Builder Prime is positioned as an all-in-one CRM for home-improvement businesses, covering sales, estimating, production management, invoicing, and payments. Our work on the product is centered on the native mobile experience: building and evolving the iOS app and Android app that let teams take those workflows into the field instead of leaving them stuck behind a desktop login.
What the product has to support
- Project and client context that can be opened quickly from a phone
- Estimates, scopes, measures, and pricing workflows that do not fall apart when connectivity does
- Work orders, assignments, schedules, and day-to-day execution details for field teams
- SMS conversations, reminders, and notifications tied back to active jobs and customer activity
- Invoices, payment flows, and follow-through after work has been scoped or completed
- Documents, photos, and project records that need to stay available while people are moving between jobsites
Why native mobile mattered
For a contractor CRM, mobile is not a companion surface. It is where the product either becomes operationally useful or turns back into office software. Sales reps, project managers, and field workers need access while driving between appointments, standing in a customer driveway, walking a property, or finishing up a work order with spotty reception.
That is why the native apps matter so much here. The public store listings frame Builder Prime around project visibility, task progress, and clock-in or clock-out workflows, but the local iOS codebase shows the deeper reality underneath that promise: this is a broad operations product with real workflow depth, role-aware navigation, and a lot of state that has to remain dependable under pressure.
What our mobile work covers
- Native iOS and Android product delivery for teams working in the field as well as in coordination roles
- Mobile access to estimates, assignments, work orders, schedules, messages, invoices, and project details
- Project documents and photo uploads so teams can keep job records moving without switching devices
- Payment-related flows connected to invoices and customer follow-through
- Push notification handling for inbound SMS, opportunity activity, reminders, and assignment-related events
- Mobile entry points back into the broader Builder Prime system through deep links and web handoff points
What makes the engineering work interesting
The current iOS app is a substantial native codebase built with SwiftUI and centered around business workflows rather than a single isolated feature.

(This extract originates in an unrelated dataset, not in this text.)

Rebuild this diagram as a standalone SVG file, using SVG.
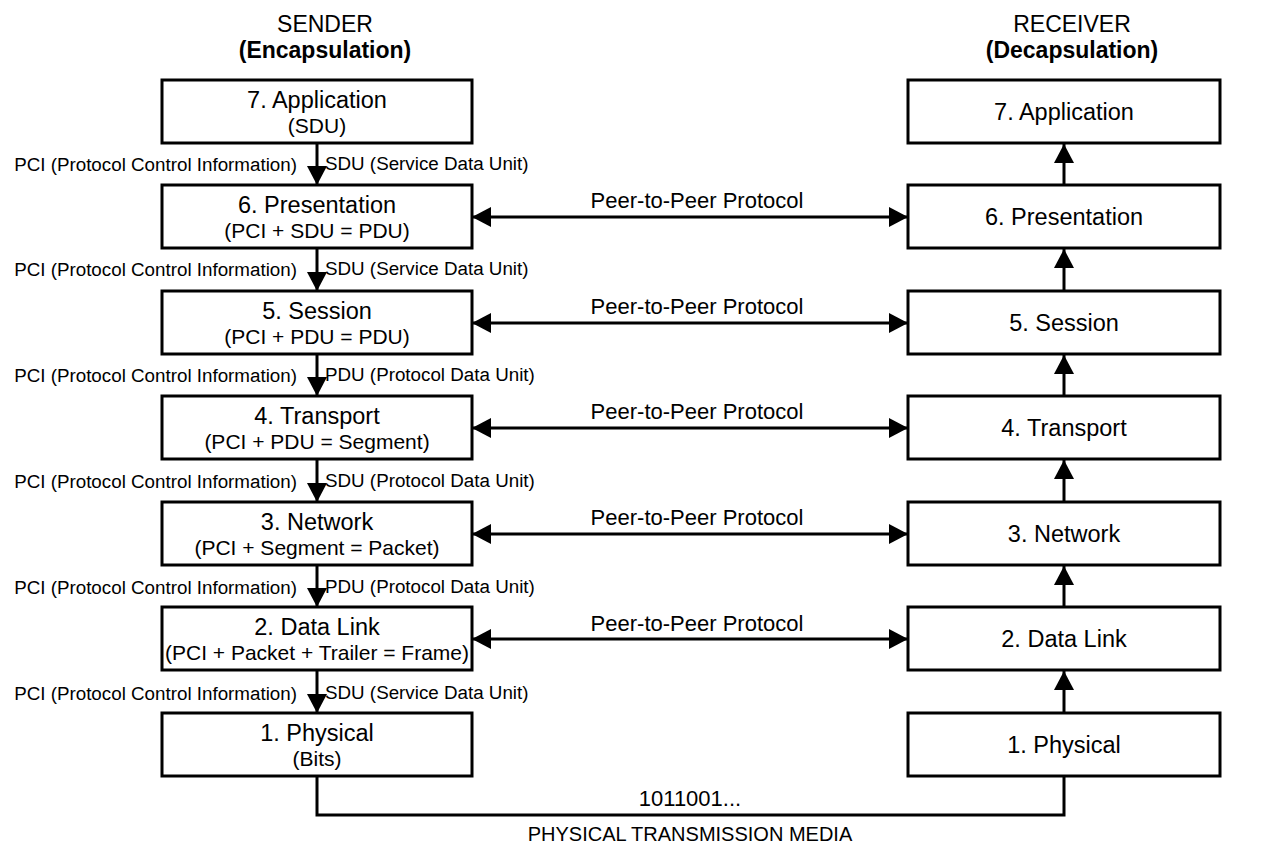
<svg xmlns="http://www.w3.org/2000/svg" width="1264" height="848" viewBox="0 0 1264 848">
<style>
text{font-family:"Liberation Sans",Arial,Helvetica,sans-serif;fill:#000}
.box{fill:#fff;stroke:#000;stroke-width:3}
.t{font-size:23.5px;text-anchor:middle}
.s{font-size:21px;text-anchor:middle}
.h{font-size:23px;text-anchor:middle}
.hb{font-size:23px;font-weight:bold;text-anchor:middle}
.l{font-size:18.8px;text-anchor:end}
.r{font-size:18.8px;text-anchor:start}
.p{font-size:22px;text-anchor:middle}
.ln{fill:none;stroke:#000;stroke-width:3}
.ar{marker-end:url(#ah)}
.bi{marker-end:url(#ah);marker-start:url(#ah)}
</style>
<defs>
<marker id="ah" markerUnits="userSpaceOnUse" markerWidth="20" markerHeight="20" viewBox="0 0 19 20" refX="19" refY="10" orient="auto-start-reverse">
<path d="M0,0 L19,10 L0,20 z" fill="#000"/>
</marker>
</defs>
<rect width="1264" height="848" fill="#fff"/>
<g id="headers">
<text class="h" x="325" y="32">SENDER</text>
<text class="hb" x="325" y="58">(Encapsulation)</text>
<text class="h" x="1072" y="32">RECEIVER</text>
<text class="hb" x="1072" y="58">(Decapsulation)</text>
</g>
<g id="connectors">
<line class="ln ar" x1="317" y1="144" x2="317" y2="185"/>
<line class="ln ar" x1="317" y1="249" x2="317" y2="291"/>
<line class="ln ar" x1="317" y1="355" x2="317" y2="396"/>
<line class="ln ar" x1="317" y1="460" x2="317" y2="502"/>
<line class="ln ar" x1="317" y1="566" x2="317" y2="607"/>
<line class="ln ar" x1="317" y1="671" x2="317" y2="713"/>
<line class="ln ar" x1="1064" y1="185" x2="1064" y2="144"/>
<line class="ln ar" x1="1064" y1="291" x2="1064" y2="249"/>
<line class="ln ar" x1="1064" y1="396" x2="1064" y2="355"/>
<line class="ln ar" x1="1064" y1="502" x2="1064" y2="460"/>
<line class="ln ar" x1="1064" y1="607" x2="1064" y2="566"/>
<line class="ln ar" x1="1064" y1="713" x2="1064" y2="671"/>
<line class="ln bi" x1="472" y1="217" x2="908" y2="217"/>
<line class="ln bi" x1="472" y1="323" x2="908" y2="323"/>
<line class="ln bi" x1="472" y1="428" x2="908" y2="428"/>
<line class="ln bi" x1="472" y1="534" x2="908" y2="534"/>
<line class="ln bi" x1="472" y1="639" x2="908" y2="639"/>
<path class="ln" d="M317,777 V815 H1064 V777"/>
<text class="p" x="697" y="208">Peer-to-Peer Protocol</text>
<text class="p" x="697" y="314">Peer-to-Peer Protocol</text>
<text class="p" x="697" y="419">Peer-to-Peer Protocol</text>
<text class="p" x="697" y="525">Peer-to-Peer Protocol</text>
<text class="p" x="697" y="631">Peer-to-Peer Protocol</text>
<text class="l" x="297" y="171">PCI (Protocol Control Information)</text>
<text class="r" x="325" y="170">SDU (Service Data Unit)</text>
<text class="l" x="297" y="276">PCI (Protocol Control Information)</text>
<text class="r" x="325" y="275">SDU (Service Data Unit)</text>
<text class="l" x="297" y="382">PCI (Protocol Control Information)</text>
<text class="r" x="325" y="381">PDU (Protocol Data Unit)</text>
<text class="l" x="297" y="488">PCI (Protocol Control Information)</text>
<text class="r" x="325" y="487">SDU (Protocol Data Unit)</text>
<text class="l" x="297" y="594">PCI (Protocol Control Information)</text>
<text class="r" x="325" y="593">PDU (Protocol Data Unit)</text>
<text class="l" x="297" y="700">PCI (Protocol Control Information)</text>
<text class="r" x="325" y="699">SDU (Service Data Unit)</text>
<text class="p" x="690" y="806">1011001...</text>
<text class="s" x="690" y="841" style="font-size:20px">PHYSICAL TRANSMISSION MEDIA</text>
</g>
<g id="s7"><rect class="box" x="162" y="80" width="310" height="63"/><text class="t" x="317" y="108">7. Application</text><text class="s" x="317" y="133">(SDU)</text></g>
<g id="s6"><rect class="box" x="162" y="185" width="310" height="63"/><text class="t" x="317" y="213">6. Presentation</text><text class="s" x="317" y="238">(PCI + SDU = PDU)</text></g>
<g id="s5"><rect class="box" x="162" y="291" width="310" height="63"/><text class="t" x="317" y="319">5. Session</text><text class="s" x="317" y="344">(PCI + PDU = PDU)</text></g>
<g id="s4"><rect class="box" x="162" y="396" width="310" height="63"/><text class="t" x="317" y="424">4. Transport</text><text class="s" x="317" y="449">(PCI + PDU = Segment)</text></g>
<g id="s3"><rect class="box" x="162" y="502" width="310" height="63"/><text class="t" x="317" y="530">3. Network</text><text class="s" x="317" y="555">(PCI + Segment = Packet)</text></g>
<g id="s2"><rect class="box" x="162" y="607" width="310" height="63"/><text class="t" x="317" y="635">2. Data Link</text><text class="s" x="317" y="660">(PCI + Packet + Trailer = Frame)</text></g>
<g id="s1"><rect class="box" x="162" y="713" width="310" height="63"/><text class="t" x="317" y="741">1. Physical</text><text class="s" x="317" y="766">(Bits)</text></g>
<g id="r7"><rect class="box" x="908" y="80" width="312" height="63"/><text class="t" x="1064" y="120">7. Application</text></g>
<g id="r6"><rect class="box" x="908" y="185" width="312" height="63"/><text class="t" x="1064" y="225">6. Presentation</text></g>
<g id="r5"><rect class="box" x="908" y="291" width="312" height="63"/><text class="t" x="1064" y="331">5. Session</text></g>
<g id="r4"><rect class="box" x="908" y="396" width="312" height="63"/><text class="t" x="1064" y="436">4. Transport</text></g>
<g id="r3"><rect class="box" x="908" y="502" width="312" height="63"/><text class="t" x="1064" y="542">3. Network</text></g>
<g id="r2"><rect class="box" x="908" y="607" width="312" height="63"/><text class="t" x="1064" y="647">2. Data Link</text></g>
<g id="r1"><rect class="box" x="908" y="713" width="312" height="63"/><text class="t" x="1064" y="753">1. Physical</text></g>
</svg>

The app routes users into projects, estimates, assignments, work orders, schedules, shift history, SMS conversations, invoices, settings, and system-status tools, with different sections exposed depending on user role and permissions.

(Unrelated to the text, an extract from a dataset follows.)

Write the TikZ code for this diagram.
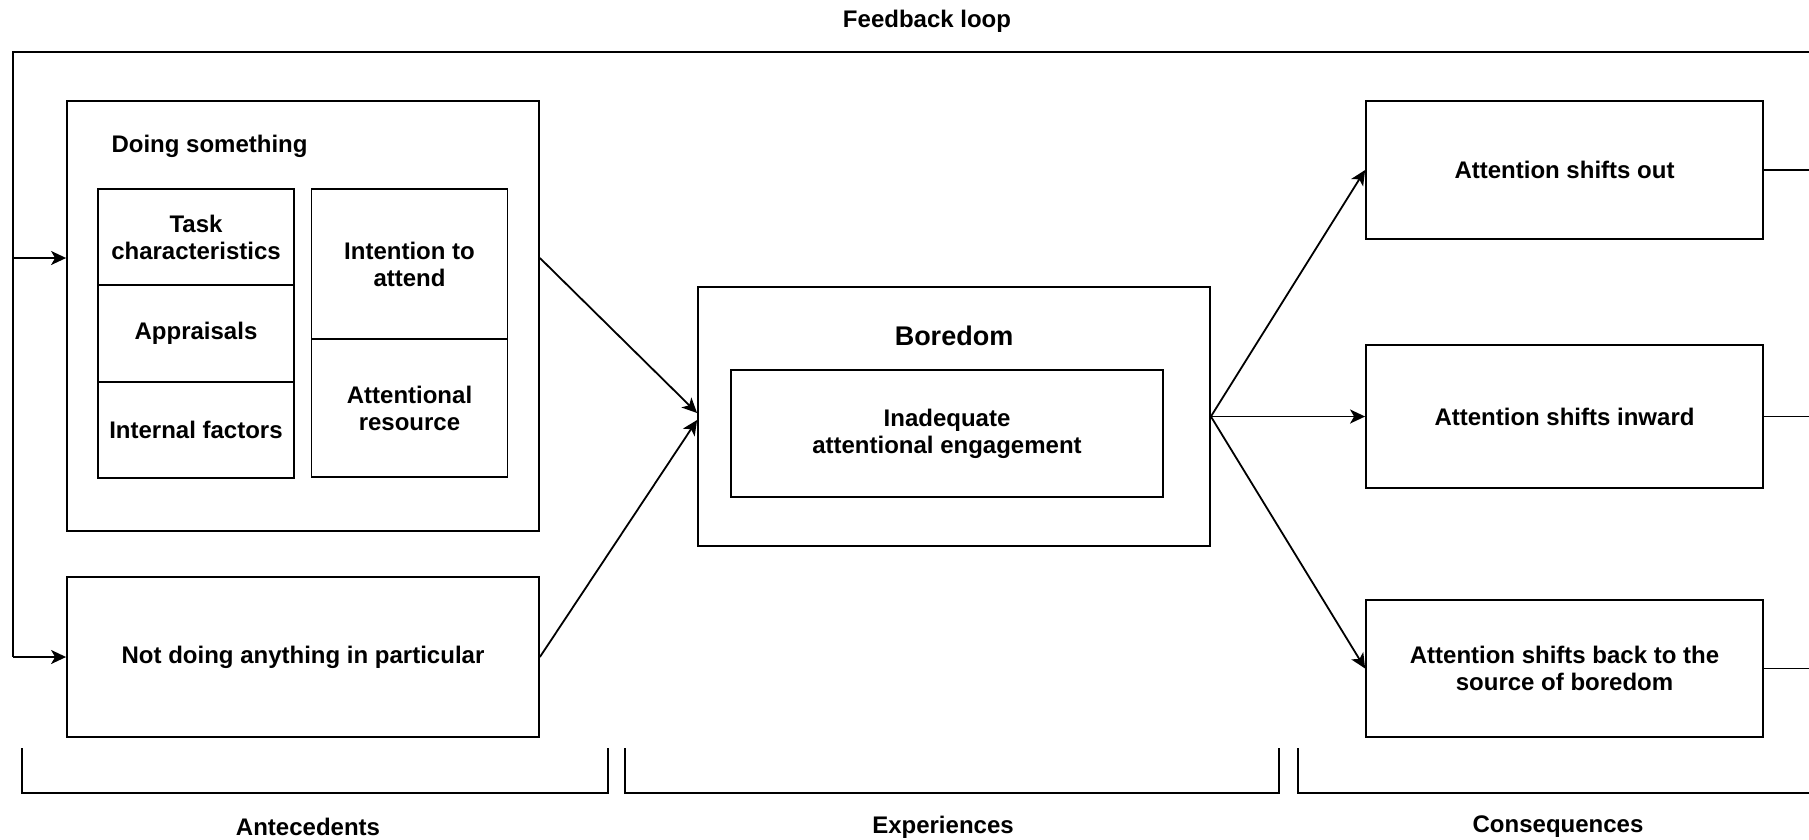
\documentclass[tikz,border=0pt]{standalone}
\usepackage{fontspec}
\setmainfont{Liberation Sans}
\usetikzlibrary{arrows.meta}
\tikzset{
  lbl/.style={font=\fontsize{24}{27}\selectfont\bfseries, align=center},
  box/.style={draw, line width=1.8pt, lbl, inner sep=0pt},
  conn/.style={line width=1.8pt, -{Stealth[length=15pt,width=14pt,inset=4pt]}},
  plain/.style={line width=1.8pt},
}
\begin{document}
\begin{tikzpicture}[x=1pt,y=-1pt]
\useasboundingbox (0,0) rectangle (1809,839);
% feedback loop
\node[lbl] (fbl) at (927,21) {Feedback loop};
\coordinate (fbTR) at (1809,52);
\coordinate (fbTL) at (12.7,52);
\coordinate (fbB) at (12.7,657);
\coordinate (fbM) at (12.7,258);
% antecedents
\node[box, minimum width=472pt, minimum height=430pt] (doing) at (303,316) {};
\node[lbl, anchor=west] (dl) at (108,146) {Doing something};
\node[box, minimum width=196pt, minimum height=96pt] (task) at (196,237) {Task\\characteristics};
\node[box, minimum width=196pt, minimum height=97pt] (appr) at (196,333.5) {Appraisals};
\node[box, minimum width=196pt, minimum height=96pt] (intf) at (196,430) {Internal factors};
\node[box, minimum width=196pt, minimum height=150pt] (intent) at (409.5,264) {Intention to\\attend};
\node[box, minimum width=196pt, minimum height=138pt] (attres) at (409.5,408) {Attentional\\resource};
\node[box, minimum width=472pt, minimum height=160pt] (notdoing) at (303,657) {Not doing anything in particular};
% experiences
\node[box, minimum width=512pt, minimum height=259pt] (boredom) at (954,416.5) {};
\node[lbl, font=\fontsize{27}{30}\selectfont\bfseries] (bt) at (954,336) {Boredom};
\node[box, minimum width=432pt, minimum height=127pt] (inner) at (947,433.5) {Inadequate\\attentional engagement};
% consequences
\node[box, minimum width=397pt, minimum height=137.5pt] (out) at (1564.5,170) {Attention shifts out};
\node[box, minimum width=397pt, minimum height=143pt] (inward) at (1564.5,416.5) {Attention shifts inward};
\node[box, minimum width=397pt, minimum height=137pt] (back) at (1564.5,668.5) {Attention shifts back to the\\source of boredom};
% connectors
\draw[plain] (fbTR) -- (fbTL) -- (fbB);
\draw[conn] (fbB) -- (notdoing.west);
\draw[conn] (fbM) -- (fbM -| doing.west);
\draw[conn] (fbM -| doing.east) -- ([yshift=3.5pt]boredom.west);
\draw[conn] (notdoing.east) -- ([yshift=-3.5pt]boredom.west);
\draw[conn] (boredom.east) -- (out.west);
\draw[conn] (boredom.east) -- (inward.west);
\draw[conn] (boredom.east) -- (back.west);
\draw[plain] (out.east) -- (out.east -| fbTR);
\draw[plain] (inward.east) -- (inward.east -| fbTR);
\draw[plain] (back.east) -- (back.east -| fbTR);
% brackets
\draw[plain] (22,748) -- (22,793) -- (608,793) -- (608,748);
\draw[plain] (625,748) -- (625,793) -- (1279,793) -- (1279,748);
\draw[plain] (1298,748) -- (1298,793) -- (1809,793);
\node[lbl] (ant) at (308,827) {Antecedents};
\node[lbl] (exp) at (943,827) {Experiences};
\node[lbl] (con) at (1558,827) {Consequences};
\end{tikzpicture}
\end{document}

The most meaningful complexity is not the number of screens. It is the reliability work behind them. Builder Prime has offline architecture for daily logs and estimate flows, using cache-first reads, optimistic local writes, a persistent queue, reconnect-based synchronization, and ID-mapping logic for entities created offline before the server assigns canonical IDs. That is the kind of engineering that matters when people are on a jobsite and the app still has to behave like the source of truth.
The kinds of mobile problems this project solves
- Keeping clock-in and clock-out flows useful with background location context and delayed synchronization
- Preserving estimate editing momentum when projects, scopes, items, discounts, and fees are changed offline
- Making scheduled work, assignments, and work-order context easy to open quickly from a phone
- Routing real-time communication through SMS conversation flows and push notifications without losing context
- Supporting document, image, and invoice-related tasks in the same app instead of fragmenting the workflow across tools
- Balancing security and usability through native authentication, session handling, and device-level protections
Why this case study matters
Builder Prime stands out because it is not a lightweight consumer app or a thin wrapper around a website. It is operational software for home-improvement teams whose day is split across sales, estimating, scheduling, production, communication, and payment collection. Mobile quality has a direct effect on whether that work keeps moving.
That makes it exactly the kind of engagement we like: business-critical software, real-world workflow constraints, and native mobile engineering that has to be clear, steady, and dependable over time. For Wilder, this is the kind of client relationship where good product thinking and disciplined implementation both matter every single day.